The Devil Is in the Details
While this may be true, requiring a thorough account of a project instead of a quick summary can be a waste of time for everyone involved. It is common for a manager to ask for project updates to ensure that everything is coming in on time and within budget, but checking on every single detail is rarely necessary.
A manager may feel more in control of what’s going on by concealing important information from subordinates, but this is often an inefficient, inappropriate way to deal with issues and can impede the productivity of employees.
What to Do – Not How to Do It
A micromanager will often tell the staff what to do and how to do it. This can be a way for the manager to appear more productive to his or her superiors, but this controlling tactic will also hinder creativity and destroy employee morale.
Taking Back Assigned Tasks
Some micromanagers, believing that they can do things quicker and better, may take back tasks that were originally assigned to their team.
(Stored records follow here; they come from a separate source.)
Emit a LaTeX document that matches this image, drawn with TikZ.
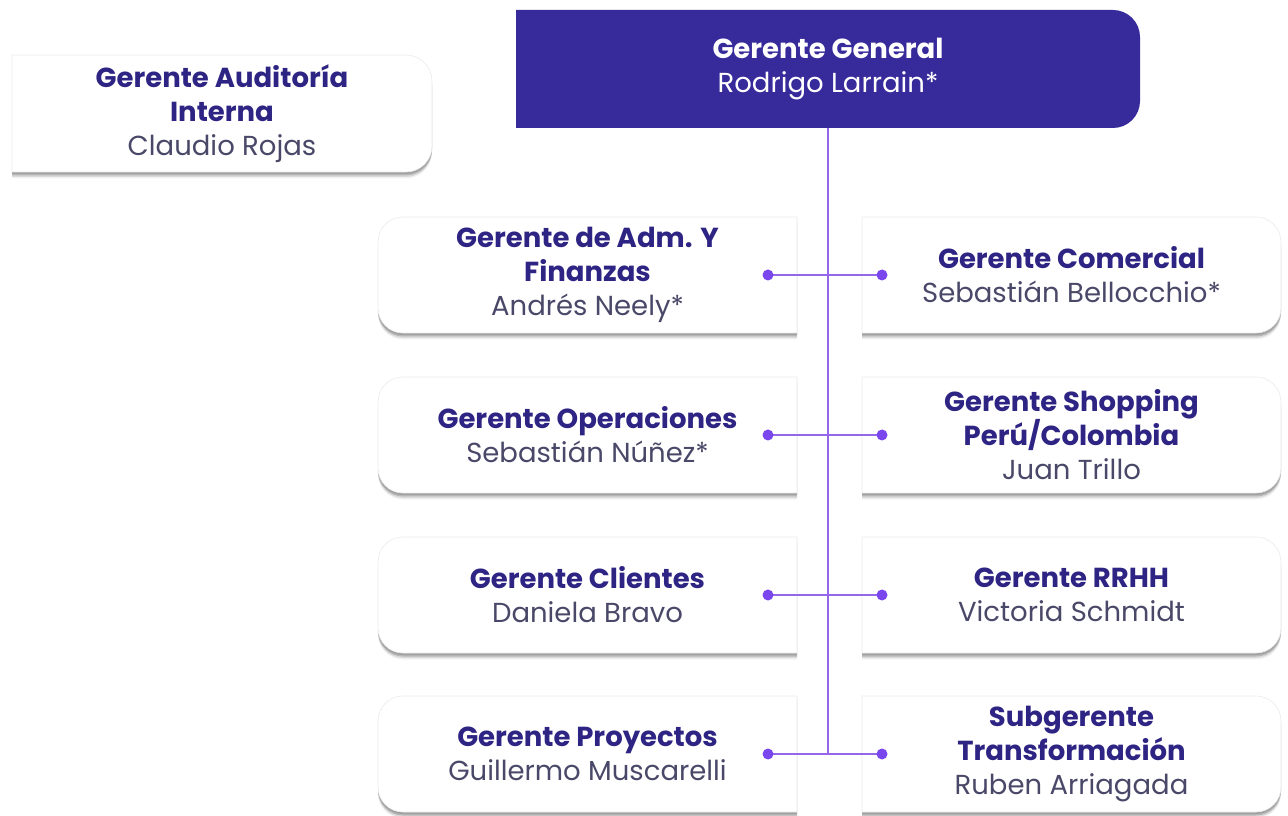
\documentclass[tikz,border=0pt]{standalone}
\usepackage{fontspec}
\setmainfont{Poppins}
\usetikzlibrary{backgrounds}
\definecolor{topfill}{HTML}{372A9B}
\definecolor{ttlc}{HTML}{2E2483}
\definecolor{nmc}{HTML}{4A4868}
\definecolor{connc}{HTML}{9467EA}
\definecolor{dotc}{HTML}{7A46EE}
\newcommand\tline[1]{{\bfseries\color{ttlc}#1}}
\newcommand\nline[1]{{\color{nmc}#1}}
\newcommand\Rshape[5]{(#1,#2) -- ({#3-#5},#2) arc[start angle=-90,end angle=0,radius=#5] -- (#3,{#4-#5}) arc[start angle=0,end angle=90,radius=#5] -- (#1,#4) -- cycle}
\newcommand\Lshape[5]{(#3,#2) -- (#3,#4) -- ({#1+#5},#4) arc[start angle=90,end angle=180,radius=#5] -- (#1,{#2+#5}) arc[start angle=180,end angle=270,radius=#5] -- cycle}
\newcommand\cardshadow[1]{%
  \begin{scope}[yshift=-2pt]\fill[black,opacity=.12] #1;\end{scope}
  \begin{scope}[yshift=-3.5pt]\fill[black,opacity=.16] #1;\end{scope}
  \begin{scope}[yshift=-5pt]\fill[black,opacity=.10] #1;\end{scope}
  \begin{scope}[yshift=-6.5pt]\fill[black,opacity=.05] #1;\end{scope}
  \fill[white,draw=black!8,line width=.6pt] #1;}
\tikzset{
  card/.style={minimum width=419pt, minimum height=116pt, inner sep=0pt, align=center, font=\fontsize{27.5}{34}\selectfont},
  topcard/.style={minimum width=624pt, minimum height=118pt, inner sep=0pt, align=center, text=white, font=\fontsize{27.5}{34}\selectfont},
  conn/.style={draw=connc, line width=1.8pt},
  dotmark/.style={fill=dotc},
}
\begin{document}
\begin{tikzpicture}[x=1pt,y=1pt]
\useasboundingbox (0,0) rectangle (1288,815);
% nodes
\node[topcard] (gg) at (828,746) {\textbf{Gerente General}\\Rodrigo Larrain*};
\node[card, minimum width=420pt, minimum height=117pt] (aud) at (222,701.5) {\tline{Gerente Auditoría}\\\tline{Interna}\\\nline{Claudio Rojas}};
\node[card] (adm) at (587.5,540) {\tline{Gerente de Adm. Y}\\\tline{Finanzas}\\\nline{Andrés Neely*}};
\node[card] (com) at (1071.5,540) {\tline{Gerente Comercial}\\\nline{Sebastián Bellocchio*}};
\node[card] (ope) at (587.5,380) {\tline{Gerente Operaciones}\\\nline{Sebastián Núñez*}};
\node[card] (sho) at (1071.5,380) {\tline{Gerente Shopping}\\\tline{Perú/Colombia}\\\nline{Juan Trillo}};
\node[card] (cli) at (587.5,220) {\tline{Gerente Clientes}\\\nline{Daniela Bravo}};
\node[card] (rrh) at (1071.5,220) {\tline{Gerente RRHH}\\\nline{Victoria Schmidt}};
\node[card] (pro) at (587.5,61) {\tline{Gerente Proyectos}\\\nline{Guillermo Muscarelli}};
\node[card] (tra) at (1071.5,61) {\tline{Subgerente}\\\tline{Transformación}\\\nline{Ruben Arriagada}};
% backgrounds
\begin{pgfonlayer}{background}
\fill[topfill] \Rshape{516}{687}{1140}{805}{27};
\cardshadow{\Rshape{12}{643}{432}{760}{26}}
\cardshadow{\Lshape{378}{482}{797}{598}{25}}
\cardshadow{\Rshape{862}{482}{1281}{598}{25}}
\cardshadow{\Lshape{378}{322}{797}{438}{25}}
\cardshadow{\Rshape{862}{322}{1281}{438}{25}}
\cardshadow{\Lshape{378}{162}{797}{278}{25}}
\cardshadow{\Rshape{862}{162}{1281}{278}{25}}
\cardshadow{\Lshape{378}{3}{797}{119}{25}}
\cardshadow{\Rshape{862}{3}{1281}{119}{25}}
\end{pgfonlayer}
% connector points
\coordinate (dl1) at (768,540); \coordinate (dr1) at (882,540);
\coordinate (dl2) at (768,380); \coordinate (dr2) at (882,380);
\coordinate (dl3) at (768,220); \coordinate (dr3) at (882,220);
\coordinate (dl4) at (768,61);  \coordinate (dr4) at (882,61);
\coordinate (j4) at (828,61);
\draw[conn, line width=1.4pt] (gg.south) -- (j4);
\foreach \i in {1,2,3,4}{
  \draw[conn] (dl\i) -- (dr\i);
  \fill[dotmark] (dl\i) circle[radius=5.5];
  \fill[dotmark] (dr\i) circle[radius=5.5];
}
\end{tikzpicture}
\end{document}
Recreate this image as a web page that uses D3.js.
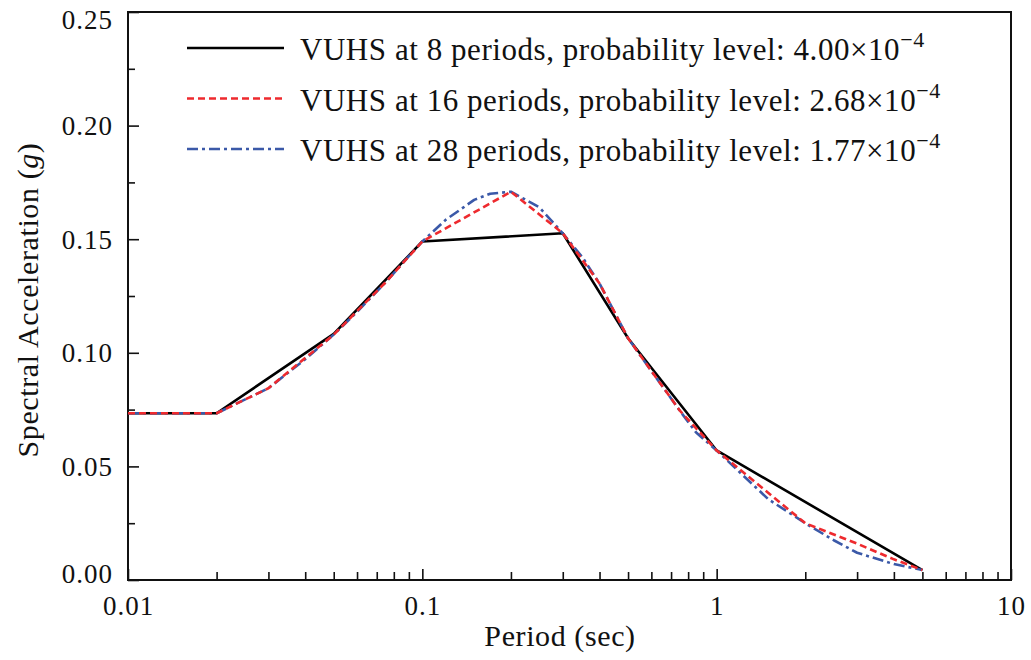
<!DOCTYPE html>
<html>
<head>
<meta charset="utf-8">
<script src="https://cdn.jsdelivr.net/npm/d3@7"></script>
<style>
  html, body { margin: 0; padding: 0; background: #fff; }
  svg { display: block; }
</style>
</head>
<body>
<svg id="chart" width="1031" height="660" font-family="Liberation Serif, Times New Roman, Times, serif"></svg>
<script>
// ---- data ----
const blackPeriods = [0.01, 0.02, 0.05, 0.1, 0.3, 0.5, 1, 5];
const blackSA      = [0.0734, 0.0734, 0.1083, 0.1490, 0.1526, 0.1064, 0.0570, 0.0044];

const redPeriods = [0.01, 0.02, 0.03, 0.05, 0.075, 0.1, 0.2, 0.3, 0.4, 0.5, 0.75, 1, 2, 3, 4, 5];
const redSA      = [0.0734, 0.0734, 0.0844, 0.1080, 0.1310, 0.1490, 0.1709, 0.1526, 0.1305, 0.1064, 0.0745, 0.0570, 0.0250, 0.0160, 0.0091, 0.0044];

const bluePeriods = [0.01, 0.02, 0.03, 0.04, 0.05, 0.06, 0.075, 0.09, 0.1, 0.12, 0.15, 0.17, 0.2, 0.25, 0.3, 0.35, 0.4, 0.5, 0.6, 0.75, 0.85, 1, 1.5, 2, 2.5, 3, 4, 5];
const blueSA      = [0.0734, 0.0734, 0.0844, 0.0972, 0.1080, 0.1180, 0.1310, 0.1425, 0.1490, 0.1585, 0.1673, 0.1700, 0.1709, 0.1640, 0.1526, 0.1420, 0.1305, 0.1064, 0.0920, 0.0745, 0.0650, 0.0570, 0.0355, 0.0250, 0.0175, 0.0120, 0.0070, 0.0044];

const xMajorTicks = [0.01, 0.1, 1, 10];
const xTickLabels = ["0.01", "0.1", "1", "10"];
const yMajorTicks = [0, 0.05, 0.10, 0.15, 0.20, 0.25];
const yTickLabels = ["0.00", "0.05", "0.10", "0.15", "0.20", "0.25"];

const legendLabels = [
  "VUHS at 8 periods, probability level: 4.00\u00D710",
  "VUHS at 16 periods, probability level: 2.68\u00D710",
  "VUHS at 28 periods, probability level: 1.77\u00D710"
];
const legendExponent = "\u22124";

// ---- layout ----
const FONT = "Liberation Serif";
const L = 128, R = 1011, T = 12, B = 580;
const svg = d3.select("#chart");

const x = d3.scaleLog().domain([0.01, 10]).range([L, R]);
const y = d3.scaleLinear().domain([0, 0.25]).range([B, T]);

// minor ticks
const xMinor = [];
for (let e = -2; e < 1; e++) for (let m = 2; m <= 9; m++) xMinor.push(m * Math.pow(10, e));
const yMinor = d3.range(0.025, 0.25, 0.05);

// x axis
const gx = svg.append("g").attr("transform", `translate(0,${B})`);
gx.call(d3.axisBottom(x).tickValues(xMinor).tickSize(-8).tickFormat(""));
gx.select(".domain").remove();
const gx2 = svg.append("g").attr("transform", `translate(0,${B})`);
gx2.call(d3.axisBottom(x).tickValues(xMajorTicks).tickSize(-11)
  .tickFormat((d, i) => xTickLabels[i]));
gx2.select(".domain").remove();
gx2.attr("font-family", FONT).attr("font-size", 27).attr("letter-spacing", 1);
gx2.selectAll("text").attr("y", 35).attr("dy", 0).attr("fill", "#111");
[gx, gx2].forEach(g => g.selectAll("line").attr("stroke", "#111").attr("stroke-width", 1.6));

// y axis
const gy = svg.append("g").attr("transform", `translate(${L},0)`);
gy.call(d3.axisLeft(y).tickValues(yMinor).tickSize(-7).tickFormat(""));
gy.select(".domain").remove();
const gy2 = svg.append("g").attr("transform", `translate(${L},0)`);
gy2.call(d3.axisLeft(y).tickValues(yMajorTicks).tickSize(-11)
  .tickFormat((d, i) => yTickLabels[i]));
gy2.select(".domain").remove();
gy2.attr("font-family", FONT).attr("font-size", 27).attr("letter-spacing", 1);
gy2.selectAll("text").attr("x", -15).attr("fill", "#111")
  .attr("dy", (d, i) => i === 0 ? "0.08em" : (i === yMajorTicks.length - 1 ? "0.6em" : "0.34em"));
[gy, gy2].forEach(g => g.selectAll("line").attr("stroke", "#111").attr("stroke-width", 1.6));

// frame
svg.append("rect").attr("x", L).attr("y", T).attr("width", R - L).attr("height", B - T)
  .attr("fill", "none").attr("stroke", "#111").attr("stroke-width", 2);

// lines
const line = d3.line().x(d => x(d[0])).y(d => y(d[1]));
const series = [
  { p: blackPeriods, v: blackSA, color: "#000000", dash: null },
  { p: bluePeriods, v: blueSA, color: "#3b59a8", dash: "11,4,3,4" },
  { p: redPeriods, v: redSA, color: "#ee2a2e", dash: "7,4" }
];
series.forEach(s => {
  svg.append("path")
    .datum(s.p.map((p, i) => [p, s.v[i]]))
    .attr("d", line)
    .attr("fill", "none")
    .attr("stroke", s.color)
    .attr("stroke-width", 2.6)
    .attr("stroke-linejoin", "round")
    .attr("stroke-dasharray", s.dash);
});

// legend
const legendOrder = [series[0], series[2], series[1]];
legendOrder.forEach((s, i) => {
  const yy = 48 + i * 50.5;
  svg.append("line").attr("x1", 187).attr("x2", 284).attr("y1", yy).attr("y2", yy)
    .attr("stroke", s.color).attr("stroke-width", 2.6).attr("stroke-dasharray", s.dash);
  const t = svg.append("text").attr("x", 300).attr("y", yy + 12)
    .attr("font-family", FONT).attr("font-size", 31).attr("letter-spacing", 0.55).attr("fill", "#111");
  t.append("tspan").text(legendLabels[i]);
  t.append("tspan").attr("dy", -13).attr("font-size", 22).text(legendExponent);
});

// axis titles
svg.append("text").attr("x", 560).attr("y", 646).attr("text-anchor", "middle")
  .attr("font-family", FONT).attr("font-size", 30).attr("letter-spacing", 0.6)
  .attr("fill", "#111").text("Period (sec)");
const yt = svg.append("text").attr("transform", `translate(38,${(T + B) / 2 + 4}) rotate(-90)`)
  .attr("text-anchor", "middle").attr("font-family", FONT).attr("font-size", 30)
  .attr("letter-spacing", 0.6).attr("fill", "#111");
yt.append("tspan").text("Spectral Acceleration (");
yt.append("tspan").attr("font-style", "italic").text("g");
yt.append("tspan").text(")");
</script>
</body>
</html>
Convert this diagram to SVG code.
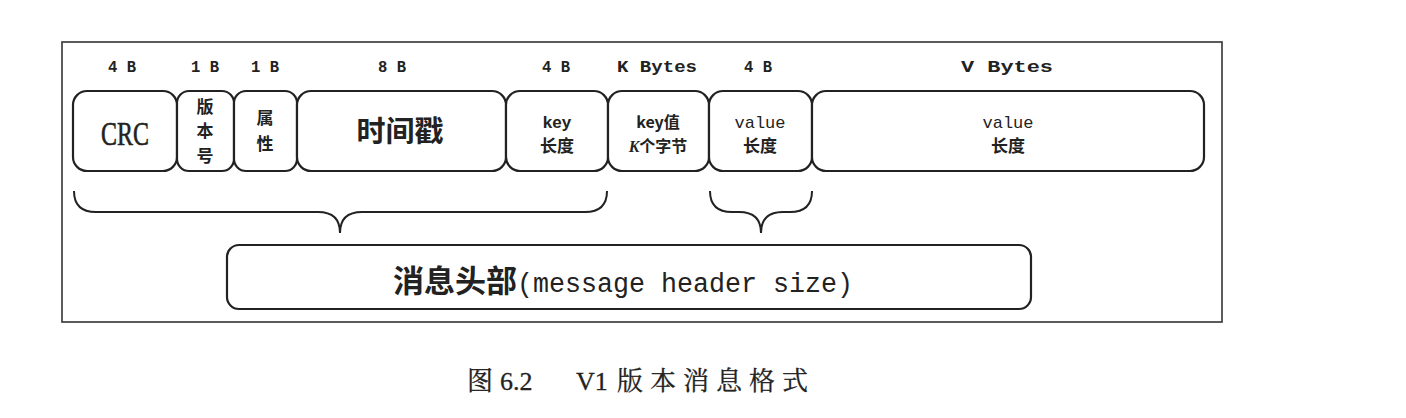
<svg xmlns="http://www.w3.org/2000/svg" width="1406" height="418" viewBox="0 0 1406 418">
<style>
.frame{fill:none;stroke:#333;stroke-width:1.6}
.box{fill:#fff;stroke:#222;stroke-width:2.2}
.brace{fill:none;stroke:#222;stroke-width:2}
.sz{font-family:"Liberation Mono",monospace;font-weight:bold;font-size:17px;fill:#222;text-anchor:middle}
.cn{font-family:"Noto Sans CJK SC",sans-serif;font-weight:bold;fill:#222;text-anchor:middle}
.mono{font-family:"Liberation Mono","Noto Sans CJK SC",monospace;fill:#222;text-anchor:middle}
.cap{font-family:"Liberation Serif","Noto Serif CJK SC","Noto Sans CJK SC",serif;font-size:26px;fill:#222;stroke:#222;stroke-width:0.3}
</style>
<rect width="1406" height="418" fill="#fff"/>
<rect class="frame" x="62" y="42" width="1160" height="280"/>
<g id="size-labels">
<text class="sz" x="122" y="72" textLength="28" lengthAdjust="spacingAndGlyphs">4 B</text>
<text class="sz" x="205" y="72" textLength="28" lengthAdjust="spacingAndGlyphs">1 B</text>
<text class="sz" x="265" y="72" textLength="28" lengthAdjust="spacingAndGlyphs">1 B</text>
<text class="sz" x="392" y="72" textLength="28" lengthAdjust="spacingAndGlyphs">8 B</text>
<text class="sz" x="556" y="72" textLength="28" lengthAdjust="spacingAndGlyphs">4 B</text>
<text class="sz" x="657" y="72" textLength="80" lengthAdjust="spacingAndGlyphs">K Bytes</text>
<text class="sz" x="758" y="72" textLength="28" lengthAdjust="spacingAndGlyphs">4 B</text>
<text class="sz" x="1007" y="72" textLength="92" lengthAdjust="spacingAndGlyphs">V Bytes</text>
</g>
<g id="crc"><rect class="box" x="73" y="91" width="104" height="80" rx="14"/>
<text x="125" y="145" font-family="Liberation Serif,serif" font-size="34" fill="#222" stroke="#222" stroke-width="0.6" text-anchor="middle" textLength="48" lengthAdjust="spacingAndGlyphs">CRC</text></g>
<g id="version"><rect class="box" x="177" y="91" width="57" height="80" rx="12"/>
<text class="cn" font-size="17" x="205" y="113">版</text>
<text class="cn" font-size="17" x="205" y="137">本</text>
<text class="cn" font-size="17" x="205" y="162">号</text></g>
<g id="attr"><rect class="box" x="234" y="91" width="63" height="80" rx="12"/>
<text class="cn" font-size="17" x="265" y="124">属</text>
<text class="cn" font-size="17" x="265" y="150">性</text></g>
<g id="timestamp"><rect class="box" x="297" y="91" width="209" height="80" rx="14"/>
<text class="cn" font-size="29" x="400" y="142">时间戳</text></g>
<g id="keylen"><rect class="box" x="506" y="91" width="102" height="80" rx="14"/>
<text x="557" y="128" font-family="Liberation Sans,sans-serif" font-weight="bold" font-size="17" fill="#222" text-anchor="middle">key</text>
<text class="cn" font-size="17" x="557" y="152">长度</text></g>
<g id="keyval"><rect class="box" x="608" y="91" width="101" height="80" rx="14"/>
<text class="cn" font-size="16" x="658" y="128">key值</text>
<text class="cn" font-size="16" x="658" y="152"><tspan font-style="italic" font-family="Liberation Serif,serif">K</tspan>个字节</text></g>
<g id="valuelen"><rect class="box" x="709" y="91" width="103" height="80" rx="14"/>
<text class="mono" font-size="17" x="760" y="128">value</text>
<text class="cn" font-size="17" x="760" y="152">长度</text></g>
<g id="value"><rect class="box" x="812" y="91" width="392" height="80" rx="14"/>
<text class="mono" font-size="17" x="1008" y="128">value</text>
<text class="cn" font-size="17" x="1008" y="152">长度</text></g>
<g id="connectors">
<path class="brace" d="M74,191 Q74,212 96,212 L318,212 Q340,212 340,233 Q340,212 362,212 L585,212 Q607,212 607,191"/>
<path class="brace" d="M710,191 Q710,212 732,212 L739,212 Q761,212 761,233 Q761,212 783,212 L790,212 Q812,212 812,191"/>
</g>
<g id="header"><rect class="box" x="227" y="245" width="804" height="64" rx="12"/>
<text x="393" y="292" fill="#222"><tspan font-family="Noto Sans CJK SC,sans-serif" font-weight="bold" font-size="31">消息头部</tspan><tspan font-family="Liberation Mono,monospace" font-size="27" textLength="336" lengthAdjust="spacingAndGlyphs">(message header size)</tspan></text></g>
<g id="caption">
<text class="cap" x="467" y="390">图</text>
<text class="cap" x="500" y="390">6.2</text>
<text class="cap" x="576" y="390">V1</text>
<text class="cap" x="617" y="390" letter-spacing="7">版本消息格式</text>
</g>
</svg>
Along with decreasing morale, this can reduce the team’s development and diminish learning opportunities.
Mother May I?
One sign of micromanaging is requiring team members to frequently ask permission for even the most insignificant matters. The constant need to ask permission impedes team members’ ability to make their own decisions regarding a task, a project, or an issue. It also obstructs workflow progress and can have an impact on important deadlines.
Quite the opposite of empowering, trusting, inspiring and challenging others, micromanagers over-control and cause much damage.
Micromanagers usually believe that their way is the best way. In the short term this can work to their advantage, but over time it can negatively influence the productivity of both micromanager and team, as well as impact the time that should be spent taking a more strategic look at the big picture. They say people quit their bosses, not the company. The world needs less micromanagers to be sure.